When a marriage breaks up, the court’s primary consideration is the welfare of any children, and their views are of great importance when a decision is being made as to which parent they should live with. In law, a child is a person under the age of 18.
Clearly, a more mature child is better able to make a reasoned decision in this regard than a young child, and the question of to what extent and how children’s views should be taken into account will shortly be the subject of recommendations from the Family Procedure Rule Committee – the body that makes the procedural rules for family cases heard in the Family Court and High Court.
A recent case involving a UK-resident French couple illustrates the approach the courts take. The family had lived in London for many years and also spent time in the USA. When the couple split up, the mother wished to relocate to New York with their two children, aged 17 and 15 years of age.
However, a judge ruled that the children should remain in the UK and that the earlier ‘child arrangements order’ should continue in force until the two children were 18.

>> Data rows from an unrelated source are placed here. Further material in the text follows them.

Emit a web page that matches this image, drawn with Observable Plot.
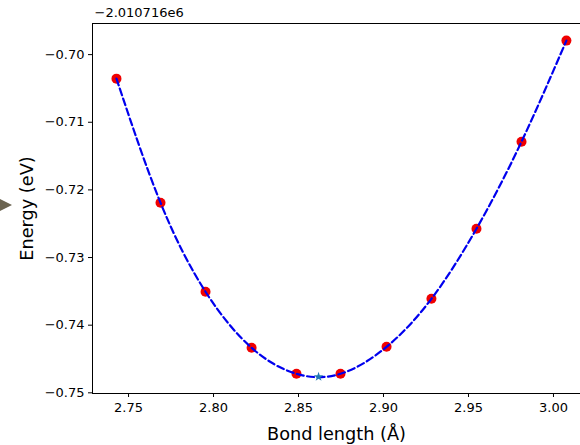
<!DOCTYPE html>
<html>
<head>
<meta charset="utf-8">
<script src="https://cdn.jsdelivr.net/npm/d3@7"></script>
<script src="https://cdn.jsdelivr.net/npm/@observablehq/plot@0.6"></script>
<style>
  html, body { margin: 0; padding: 0; background: #fff; }
  #wrap { position: relative; width: 580px; height: 445px; overflow: hidden; }
  #arrow { position: absolute; left: 0; top: 199px; width: 0; height: 0; z-index: 5;
    border-top: 6px solid transparent; border-bottom: 6px solid transparent;
    border-left: 12px solid #6b6450; }
</style>
</head>
<body>
<div id="wrap"><div id="arrow"></div></div>
<script>
const bondLengths = [2.7429, 2.7688, 2.7953, 2.8224, 2.8488, 2.8747, 2.9018, 2.9282, 2.9547, 2.9812, 3.0076];
const energies = [-0.70355, -0.72189, -0.73506, -0.74334, -0.74719, -0.74719, -0.74320, -0.73610, -0.72574, -0.71287, -0.69793];
const minBond = [2.8618];
const minEnergy = [-0.74763];
const xTicks = [2.75, 2.80, 2.85, 2.90, 2.95, 3.00];
const yTicks = [-0.75, -0.74, -0.73, -0.72, -0.71, -0.70];
const offsetText = "\u22122.010716e6";
const xLabel = "Bond length (Å)";
const yLabel = "Energy (eV)";

const pts = bondLengths.map((x, i) => ({x, y: energies[i]}));
const minPt = minBond.map((x, i) => ({x, y: minEnergy[i]}));
const xDom = [2.7288, 3.0159];
const yDom = [-0.7501, -0.6954];

const chart = Plot.plot({
  width: 580,
  height: 445,
  marginLeft: 92,
  marginRight: 0,
  marginTop: 23,
  marginBottom: 52,
  style: {fontFamily: "DejaVu Sans", fontSize: "13px", color: "#000", background: "#fff"},
  x: {domain: xDom, ticks: xTicks, tickFormat: d3.format(".2f"), tickSize: 4, tickPadding: 5, label: null},
  y: {domain: yDom, ticks: yTicks, tickFormat: d3.format(".2f"), tickSize: 4, tickPadding: 4, label: null},
  marks: [
    Plot.ruleX([xDom[0]], {stroke: "#000", strokeWidth: 1}),
    Plot.ruleY([yDom[0], yDom[1]], {stroke: "#000", strokeWidth: 1}),
    Plot.dot(pts, {x: "x", y: "y", r: 5, fill: "#f00000", stroke: "none"}),
    Plot.line(pts, {x: "x", y: "y", curve: "natural", stroke: "#0000ee", strokeWidth: 2.2, strokeDasharray: "7,3.5"}),
    Plot.dot(minPt, {x: "x", y: "y", symbol: "star", r: 3, fill: "#1f77b4", stroke: "none"}),
    Plot.text([offsetText], {frameAnchor: "top-left", dx: 2, dy: -16, text: d => d, fontSize: 13, textAnchor: "start"}),
    Plot.text([xLabel], {frameAnchor: "bottom", dy: 46, text: d => d, fontSize: 17.7}),
    Plot.text([yLabel], {frameAnchor: "left", dx: -65, text: d => d, fontSize: 17.7, rotate: -90, textAnchor: "middle"})
  ]
});
document.getElementById("wrap").appendChild(chart);
chart.style.position = "absolute";
chart.style.left = "0";
chart.style.top = "0";
</script>
</body>
</html>
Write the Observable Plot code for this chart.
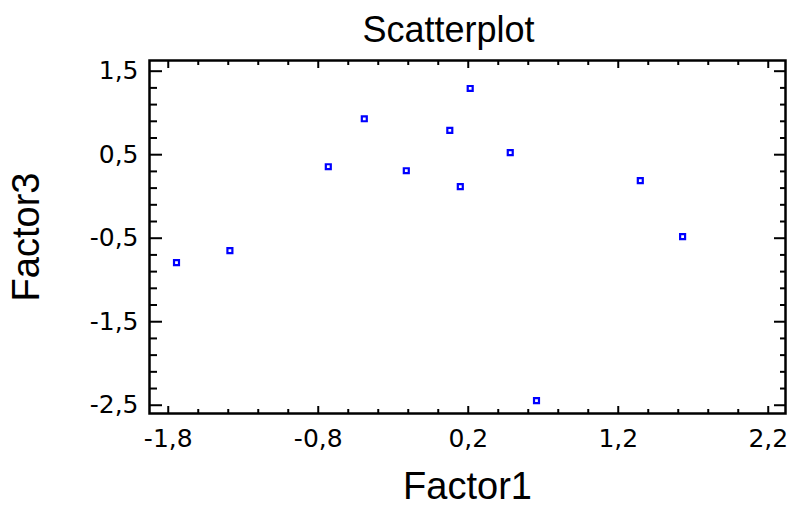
<!DOCTYPE html>
<html>
<head>
<meta charset="utf-8">
<script src="https://cdn.jsdelivr.net/npm/d3@7"></script>
<script src="https://cdn.jsdelivr.net/npm/@observablehq/plot@0.6"></script>
<style>
  html, body { margin: 0; padding: 0; background: #fff; }
  #chart svg { display: block; }
  #chart svg g[aria-label="x-axis tick label"], #chart svg g[aria-label="y-axis tick label"] { font-family: 'DejaVu Sans', sans-serif; }
</style>
</head>
<body>
<div id="chart"></div>
<script>
// Data
const factor1 = [-1.745, -1.389, -0.733, -0.493, -0.213, 0.077, 0.147, 0.213, 0.480, 1.347, 1.629, 0.655];
const factor3 = [-0.792, -0.649, 0.356, 0.930, 0.308, 0.791, 0.117, 1.293, 0.524, 0.189, -0.481, -2.444];

const xTicks = [-1.8, -0.8, 0.2, 1.2, 2.2];
const yTicks = [1.5, 0.5, -0.5, -1.5, -2.5];
const xMinor = d3.range(0, 21).map(i => +(-1.8 + i * 0.2).toFixed(1)).filter(v => !xTicks.includes(v));
const yMinor = d3.range(0, 21).map(i => +(-2.5 + i * 0.2).toFixed(1)).filter(v => !yTicks.includes(v));

const title = "Scatterplot";
const xLabel = "Factor1";
const yLabel = "Factor3";

const points = factor1.map((x, i) => ({x, y: factor3[i]}));
const fmt = d => d.toFixed(1).replace(".", ",");
const font = "'Liberation Sans', Arial, sans-serif";

const chart = Plot.plot({
  width: 789,
  height: 507,
  marginLeft: 149,
  marginRight: 4,
  marginTop: 60,
  marginBottom: 94,
  style: {fontFamily: font, background: "#fff", color: "#000", overflow: "visible"},
  x: {domain: [-1.925, 2.315]},
  y: {domain: [-2.599, 1.628]},
  marks: [
    // tick labels
    Plot.axisX(xTicks, {anchor: "bottom", tickSize: 0, tickPadding: 16, tickFormat: fmt, fontSize: 25, label: null}),
    Plot.axisY(yTicks, {anchor: "left", tickSize: 0, tickPadding: 11, tickFormat: fmt, fontSize: 25, label: null}),
    // inward ticks
    Plot.axisX(xTicks, {anchor: "bottom", tickSize: -7, strokeWidth: 2, fill: "none", label: null}),
    Plot.axisX(xMinor, {anchor: "bottom", tickSize: -4, strokeWidth: 2, fill: "none", label: null}),
    Plot.axisX(xTicks, {anchor: "top", tickSize: -7, strokeWidth: 2, fill: "none", label: null}),
    Plot.axisX(xMinor, {anchor: "top", tickSize: -4, strokeWidth: 2, fill: "none", label: null}),
    Plot.axisY(yTicks, {anchor: "left", tickSize: -13, strokeWidth: 2, fill: "none", label: null}),
    Plot.axisY(yMinor, {anchor: "left", tickSize: -8, strokeWidth: 2, fill: "none", label: null}),
    Plot.axisY(yTicks, {anchor: "right", tickSize: -12, strokeWidth: 2, fill: "none", label: null}),
    Plot.axisY(yMinor, {anchor: "right", tickSize: -6, strokeWidth: 2, fill: "none", label: null}),
    Plot.frame({stroke: "#000", strokeWidth: 2.5}),
    Plot.dot(points, {x: "x", y: "y", symbol: "square", r: 2.8, stroke: "#0000ff", strokeWidth: 2.2, fill: "none"}),
    // titles
    Plot.text([title], {frameAnchor: "top", dx: -19, dy: -30, lineAnchor: "middle", textAnchor: "middle", fontSize: 36, fill: "#000"}),
    Plot.text([xLabel], {frameAnchor: "bottom", dy: 73, lineAnchor: "middle", textAnchor: "middle", fontSize: 38, fill: "#000"}),
    Plot.text([yLabel], {frameAnchor: "left", dx: -123, rotate: -90, lineAnchor: "middle", textAnchor: "middle", fontSize: 38, fill: "#000"})
  ]
});
document.getElementById("chart").appendChild(chart);
</script>
</body>
</html>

When the mother and the elder child appealed against the decision of the lower court, the evidence of the children was significant. The Court of Appeal discharged the order as regards the elder child and ruled that it would last in respect of the younger child until the age of 16.
In reaching its decision, the Court of Appeal focused on the lessening of parental control over children as they grow up and reminded itself that the closer they get to the age of majority, the more weight should be given to their views.